Sunday night, I apologized to the 18-year-old for what I'd said, and to the 15-year-old for my being loud enough for her to hear. Monday, my ex called to see if things were sorted; I apologized to him as well. By then, he seemed more amused than anything, though he was a little disturbed that our daughter had stolen the vibrator. He didn't seem to be judging me for owning the thing, but that didn't matter, I was judging myself just fine.
Yesterday I lost it. Complete, utter trigger/PTSD meltdown. My privacy had been invaded. (Privacy is a hugely sensitive issue for me.) My trust had been violated. (I have massive, massive trust issues.) And I'm a parent and shouldn't be having sex or owning sex toys or enjoying sexual contact even with my own husband, let alone anyone else. I shouldn't have a boyfriend. I should just keep my legs closed and never let anyone touch me. Ever. Because it's bad and nasty and dirty and all that other shit.
I went to Hubby, who spent over an hour just holding me. But he doesn't always know how to handle me when I start spewing the crud from my past. He wants to FIX it, and he knows he can't, so he tries to avoid. I've told him when I'm like that, I don't need him to fix it, just to hold me and reassure me, but he doesn't always remember that.
Guy called and stayed on the phone with me for over an hour. When Hubby realized it was Guy on the phone, he told me, "Just let me know when he starts saying the same things I said." And because Guy and Hubby seem to share a brain, Guy did say most of the same things as Hubby.
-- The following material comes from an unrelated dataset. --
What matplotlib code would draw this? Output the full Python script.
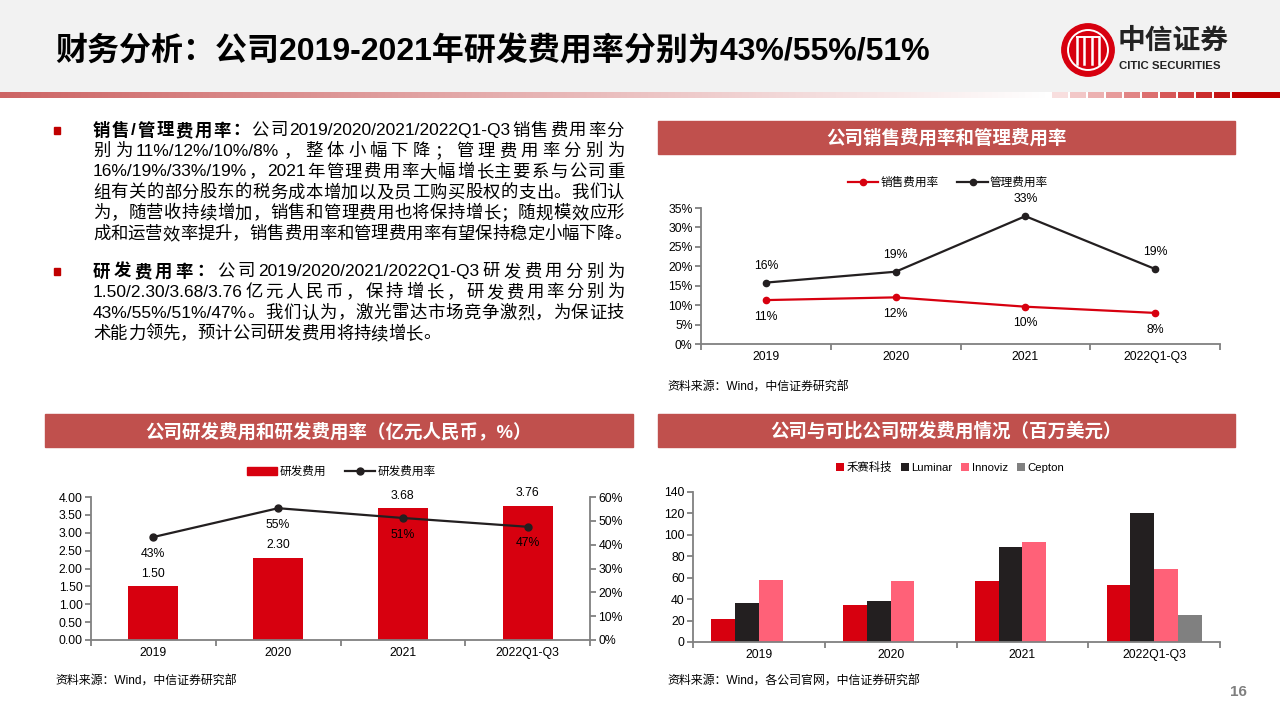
import matplotlib
matplotlib.use("Agg")
import matplotlib.pyplot as plt
from matplotlib.patches import Rectangle, Circle
from matplotlib.lines import Line2D
import numpy as np

plt.rcParams['font.family'] = ['Liberation Sans', 'Noto Sans CJK SC']
plt.rcParams['axes.unicode_minus'] = False

###############################################################################
# DATA
categories = ["2019", "2020", "2021", "2022Q1-Q3"]

# top right: sales / admin expense ratio (%)
sales_ratio = [11.3, 12.0, 9.6, 8.0]
admin_ratio = [15.8, 18.6, 32.9, 19.3]
sales_labels = ["11%", "12%", "10%", "8%"]
admin_labels = ["16%", "19%", "33%", "19%"]

# bottom left: R&D expense (100m RMB) and R&D ratio (%)
rd_expense = [1.50, 2.30, 3.68, 3.76]
rd_ratio = [43.2, 55.3, 51.2, 47.5]
rd_ratio_labels = ["43%", "55%", "51%", "47%"]

# bottom right: peer R&D expense (USD m)
peer_names = ["禾赛科技", "Luminar", "Innoviz", "Cepton"]
hesai_rd = [21.2, 34.8, 57.2, 52.9]
luminar_rd = [36.7, 38.3, 89.0, 120.0]
innoviz_rd = [57.9, 56.9, 93.3, 68.4]
cepton_rd = [0.0, 0.0, 0.0, 24.9]

title = "财务分析：公司2019-2021年研发费用率分别为43%/55%/51%"
para1 = [
    ([("销售/管理费用率：", True), ("公司2019/2020/2021/2022Q1-Q3销售费用率分", False)], True),
    ([("别为 11%/12%/10%/8% ，整体小幅下降；管理费用率分别为", False)], True),
    ([("16%/19%/33%/19%，2021年管理费用率大幅增长主要系与公司重", False)], True),
    ([("组有关的部分股东的税务成本增加以及员工购买股权的支出。我们认", False)], True),
    ([("为，随营收持续增加，销售和管理费用也将保持增长；随规模效应形", False)], True),
    ([("成和运营效率提升，销售费用率和管理费用率有望保持稳定小幅下降。", False)], False),
]
para2 = [
    ([("研发费用率：", True), ("公司2019/2020/2021/2022Q1-Q3研发费用分别为", False)], True),
    ([("1.50/2.30/3.68/3.76亿元人民币，保持增长，研发费用率分别为", False)], True),
    ([("43%/55%/51%/47%。我们认为，激光雷达市场竞争激烈，为保证技", False)], True),
    ([("术能力领先，预计公司研发费用将持续增长。", False)], False),
]
###############################################################################

W, H = 1280, 720
RED = "#d7000f"
BLACK = "#231f20"
PINK = "#ff6178"
GREY = "#808080"
HEADER = "#c0504d"
AXIS = "#808080"

fig = plt.figure(figsize=(W / 100, H / 100), dpi=100)
renderer = fig.canvas.get_renderer()


def fx(x):
    return x / W


def fy(y):
    return 1 - y / H


def px_rect(x0, y0, x1, y1):
    return [x0 / W, 1 - y1 / H, (x1 - x0) / W, (y1 - y0) / H]


# page header background
fig.patches.append(Rectangle((0, fy(91)), 1, 91 / H, transform=fig.transFigure,
                             color="#f2f2f2", zorder=-5))

# red gradient strip under the header
strip = np.ones((1, W, 3))
left_red = np.array([205, 100, 100]) / 255
for i in range(1045):
    t = i / 1045
    strip[0, i] = left_red * (1 - t) + np.ones(3) * t
x = 1052
blocks = 11
for b in range(blocks):
    c = np.array([248, 222, 222]) / 255 * (1 - b / (blocks - 1)) + np.array([192, 0, 0]) / 255 * (b / (blocks - 1))
    w = 16 if b < blocks - 1 else W - x
    strip[0, x:x + w] = c
    x += w + 2
ax_strip = fig.add_axes(px_rect(0, 92, W, 98))
ax_strip.imshow(strip, aspect="auto", interpolation="nearest")
ax_strip.axis("off")

fig.text(fx(55), fy(52), title, fontsize=23, weight="bold", va="center", ha="left", color="black")

# logo
ax_logo = fig.add_axes(px_rect(1061, 23, 1115, 77), zorder=5)
ax_logo.set_xlim(-1, 1)
ax_logo.set_ylim(-1, 1)
ax_logo.set_aspect("equal")
ax_logo.axis("off")
ax_logo.add_patch(Circle((0, 0), 0.97, color="#d7000f"))
ax_logo.add_patch(Circle((0, 0), 0.74, fill=False, ec="white", lw=1.4))
for xv in [-0.42, -0.14, 0.14, 0.42]:
    ax_logo.plot([xv, xv], [-0.5, 0.5], color="white", lw=1.8)
ax_logo.plot([-0.42, 0.42], [0.5, 0.5], color="white", lw=1.4)
fig.text(fx(1118), fy(42), "中信证券", fontsize=20, weight="bold", va="center", ha="left", color="#222222")
fig.text(fx(1119), fy(66), "CITIC SECURITIES", fontsize=8.2, weight="bold", va="center", ha="left", color="#222222")

# body text (justified lines)
BODY_FS = 12.5
EM = BODY_FS * 100 / 72
TEXT_L, TEXT_R = 93, 624


def draw_line(y, parts, justify):
    tokens = []
    for s, bold in parts:
        buf = ""
        for ch in s:
            if ord(ch) < 128:
                buf += ch
            else:
                if buf.strip():
                    tokens.append((buf.strip(), bold, False))
                buf = ""
                tokens.append((ch, bold, True))
        if buf.strip():
            tokens.append((buf.strip(), bold, False))
    arts, widths = [], []
    for s, bold, cjk in tokens:
        t = fig.text(0, fy(y), s, fontsize=BODY_FS, weight="bold" if bold else "normal",
                     va="center", ha="left", color="black")
        arts.append(t)
        widths.append(EM if cjk else t.get_window_extent(renderer).width)
    gap = (TEXT_R - TEXT_L - sum(widths)) / (len(arts) - 1) if justify else 0
    xx = TEXT_L
    for t, w in zip(arts, widths):
        t.set_x(fx(xx))
        xx += w + gap


for i, (parts, just) in enumerate(para1):
    draw_line(130.7 + 20.65 * i, parts, just)
for i, (parts, just) in enumerate(para2):
    draw_line(271.7 + 20.65 * i, parts, just)
for yb in [130.7, 271.7]:
    fig.patches.append(Rectangle((fx(54), fy(yb + 3.5)), 6 / W, 7 / H, transform=fig.transFigure,
                                 color="#c00000"))


# section headers
def header(x0, y0, x1, y1, text):
    fig.patches.append(Rectangle((fx(x0), fy(y1)), (x1 - x0) / W, (y1 - y0) / H,
                                 transform=fig.transFigure, color=HEADER))
    fig.text(fx((x0 + x1) / 2), fy((y0 + y1) / 2 + 1), text, fontsize=13.3, weight="bold",
             color="white", ha="center", va="center")


header(658, 121, 1235, 154, "公司销售费用率和管理费用率")
header(45, 414, 633, 447, "公司研发费用和研发费用率（亿元人民币，%）")
header(658, 414, 1235, 447, "公司与可比公司研发费用情况（百万美元）")

SRC_FS = 8.6
fig.text(fx(667), fy(388), "资料来源：Wind，中信证券研究部", fontsize=SRC_FS, va="center")
fig.text(fx(55), fy(682), "资料来源：Wind，中信证券研究部", fontsize=SRC_FS, va="center")
fig.text(fx(667), fy(682), "资料来源：Wind，各公司官网，中信证券研究部", fontsize=SRC_FS, va="center")
fig.text(fx(1238), fy(692), "16", fontsize=11, weight="bold", color="#7f7f7f", ha="center", va="center")

TICK_FS = 8.8
xpos = np.arange(len(categories))


def style_axes(ax, right=False):
    for s in ["top", "right"]:
        ax.spines[s].set_visible(False)
    for s in ["left", "bottom"]:
        ax.spines[s].set_color(AXIS)
        ax.spines[s].set_linewidth(1.3)
    ax.set_xlim(-0.5, len(categories) - 0.5)
    ax.set_xticks(np.arange(-0.5, len(categories), 1.0))
    ax.set_xticklabels([])
    ax.set_xticks(xpos, minor=True)
    ax.set_xticklabels(categories, minor=True, fontsize=TICK_FS)
    ax.tick_params(axis="x", which="major", direction="out", length=4, color=AXIS, width=1.3)
    ax.tick_params(axis="x", which="minor", length=0, pad=5)
    ax.tick_params(axis="y", direction="out", length=4, color=AXIS, width=1.3, labelsize=TICK_FS, pad=2)
    ax.patch.set_alpha(0)


# ---- top right: line chart
ax1 = fig.add_axes(px_rect(701, 208, 1220, 344))
style_axes(ax1)
ax1.set_ylim(0, 35)
ax1.set_yticks(np.arange(0, 36, 5))
ax1.set_yticklabels([f"{v}%" for v in range(0, 36, 5)])
ax1.plot(xpos, sales_ratio, "-o", color=RED, lw=1.6, ms=4.5, clip_on=False, zorder=3)
ax1.plot(xpos, admin_ratio, "-o", color=BLACK, lw=1.6, ms=4.5, clip_on=False, zorder=3)
for i in range(len(categories)):
    ax1.annotate(sales_labels[i], (xpos[i], sales_ratio[i]), xytext=(0, -12), textcoords="offset points",
                 ha="center", va="center", fontsize=TICK_FS, annotation_clip=False)
    ax1.annotate(admin_labels[i], (xpos[i], admin_ratio[i]), xytext=(0, 12), textcoords="offset points",
                 ha="center", va="center", fontsize=TICK_FS, annotation_clip=False)
h1 = [Line2D([], [], color=RED, marker="o", lw=1.6, ms=4.5),
      Line2D([], [], color=BLACK, marker="o", lw=1.6, ms=4.5)]
fig.legend(h1, ["销售费用率", "管理费用率"], loc="center", bbox_to_anchor=(fx(948), fy(183)),
           ncol=2, frameon=False, fontsize=8.4, handlelength=2.6, handletextpad=0.2, columnspacing=1.6)

# ---- bottom left: bars + ratio line
ax2 = fig.add_axes(px_rect(91, 497, 590, 640))
style_axes(ax2)
ax2.set_ylim(0, 4)
ax2.set_yticks(np.arange(0, 4.01, 0.5))
ax2.set_yticklabels([f"{v:.2f}" for v in np.arange(0, 4.01, 0.5)])
ax2.bar(xpos, rd_expense, width=0.4, color=RED, zorder=2)
for i in range(len(categories)):
    ax2.annotate(f"{rd_expense[i]:.2f}", (xpos[i], rd_expense[i]), xytext=(0, 9), textcoords="offset points",
                 ha="center", va="center", fontsize=TICK_FS, annotation_clip=False)
ax2r = ax2.twinx()
ax2r.set_position(px_rect(91, 497, 590, 640))
for s in ["top", "left", "bottom"]:
    ax2r.spines[s].set_visible(False)
ax2r.spines["right"].set_color(AXIS)
ax2r.spines["right"].set_linewidth(1.3)
ax2r.set_ylim(0, 60)
ax2r.set_yticks(np.arange(0, 61, 10))
ax2r.set_yticklabels([f"{v}%" for v in range(0, 61, 10)])
ax2r.tick_params(axis="y", direction="out", length=4, color=AXIS, width=1.3, labelsize=TICK_FS, pad=2)
ax2r.plot(xpos, rd_ratio, "-o", color=BLACK, lw=1.6, ms=5, zorder=3)
for i in range(len(categories)):
    ax2r.annotate(rd_ratio_labels[i], (xpos[i], rd_ratio[i]), xytext=(0, -12), textcoords="offset points",
                  ha="center", va="center", fontsize=TICK_FS, annotation_clip=False)
h2 = [Rectangle((0, 0), 1, 1, color=RED),
      Line2D([], [], color=BLACK, marker="o", lw=1.6, ms=5)]
fig.legend(h2, ["研发费用", "研发费用率"], loc="center", bbox_to_anchor=(fx(341), fy(472)),
           ncol=2, frameon=False, fontsize=8.4, handlelength=2.6, handleheight=0.6,
           handletextpad=0.2, columnspacing=1.6)

# ---- bottom right: grouped bars
ax3 = fig.add_axes(px_rect(693, 492, 1220, 642))
style_axes(ax3)
ax3.set_ylim(0, 140)
ax3.set_yticks(np.arange(0, 141, 20))
series = [hesai_rd, luminar_rd, innoviz_rd, cepton_rd]
colors = [RED, BLACK, PINK, GREY]
bw = 0.18
for k, (vals, col) in enumerate(zip(series, colors)):
    ax3.bar(xpos + (k - 1.5) * bw, vals, width=bw, color=col, label=peer_names[k], zorder=2)
fig.legend(*ax3.get_legend_handles_labels(), loc="center", bbox_to_anchor=(fx(950), fy(467)),
           ncol=4, frameon=False, fontsize=8.2, handlelength=0.7, handleheight=0.7,
           handletextpad=0.2, columnspacing=0.8)

fig.savefig("out.png", dpi=100)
But I couldn't shake myself out of it. I spiraled down even further. Regressed. Rocked and whimpered and tried to decide how I should hurt myself. I cleaned out the nightstand drawer and went to Hubby and said, "Is it worth keeping any of this?" He said, "No, I never really wanted to use it anyway."
That set me off worse, because not only was I bad for owning the stuff in the first place, I was bad because Hubby didn't want it, even though when I bought it he'd told me he was willing to "play" with some of it. I threw it all away, everything I'd bought over the past several years. The only thing that didn't get thrown out was the vibrator that started the whole thing, because I told my daughter to keep it since there was no way in hell I wanted it back knowing she'd used it.
All in all, it took about 6 hours, a loud argument, and a lot of tears and whimpering on my part before Hubby and I were able to put me back together. Thank God neither of my kids was home.
I'm still shaky. Hubby offered to replace the vibrator, but I don't want him to, because I don't know if I'll ever be able to trust that my daughter won't go into my room and into that drawer again. Plus I "shouldn't" have stuff like that anyway.
Usually I miss Guy, since he's so far away and I don't get to see him, but right now I'm thankful as hell for that, because I "shouldn't" even be having sex with my husband, let alone another man. And I shouldn't be in a relationship with another man, because that's "wrong" too.
I do recognize the incorrect thinking in some of what I've just typed. And I've been in counseling for years to deal with that stuff, and fortunately I have an appointment with my counselor tomorrow morning. But I don't know if I'm going to be able to get back into a positive mindset about sex, I don't know *how* to do so, and I really kind of don't want to, because if I shouldn't have sex, then I shouldn't think about it positively, because if I think about it positively, I'll want to have it.
So yeah. Ugh. And way too long post.